In the microsecond that I had to consider it, I knew even if I reached the ball, I might not be able to hit it hard enough to keep it out of the goal.  Yet, if I made a fist instead of just using my fingertips, the inch or two I would concede would be the difference between touching the ball and missing it completely. My desperate dive enabled me to contact the ball with several fingertips, firmly.

Yes!  The ball was redirected and falling to the ground, slowly, but still dribbling towards the goalpost.  Would it be in or out?  In or out?  How can a split second take so long?  I felt my eyes widen.  I landed on my ribs in the dirt, helpless.  The ball hit the inside edge of the post and nestled, ever so delicately, into the net.  I had not shut out the All-American.  I closed my eyes as the F & M players hugged Scott.

I’m not sure where this memory falls in the big picture.  It’s probably not important; it was just a small college soccer game, after all.  Nonetheless, thirty-five years later, so many feelings are encapsulated in that final shot:  hope; excitement; fear; effort; triumph; and, ultimately, failure.

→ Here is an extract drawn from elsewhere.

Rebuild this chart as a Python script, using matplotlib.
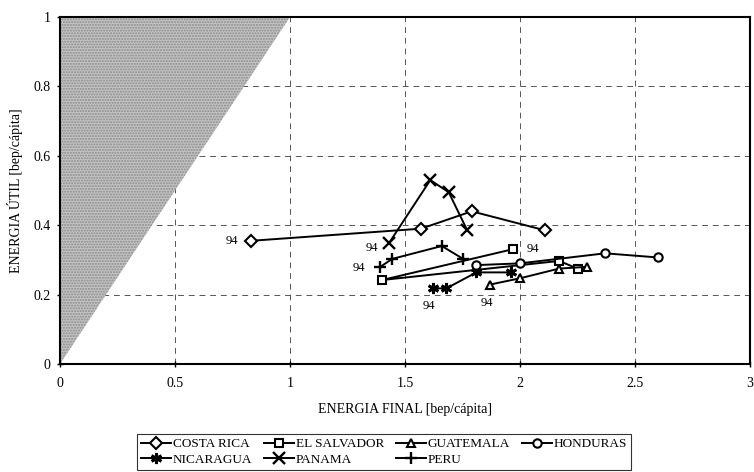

Intellectually, I realize sports rivalries are mere diversions, without real-life meaning.  To think otherwise would be immature, even ridiculous.  Yes, I understand that completely.  In the interest of honesty, however, I acknowledge that when my children compiled lists of colleges to consider, I vetoed Franklin & Marshall.  And, if I have any say in the choices made by theoretical grandchildren someday, I expect to feel the same way.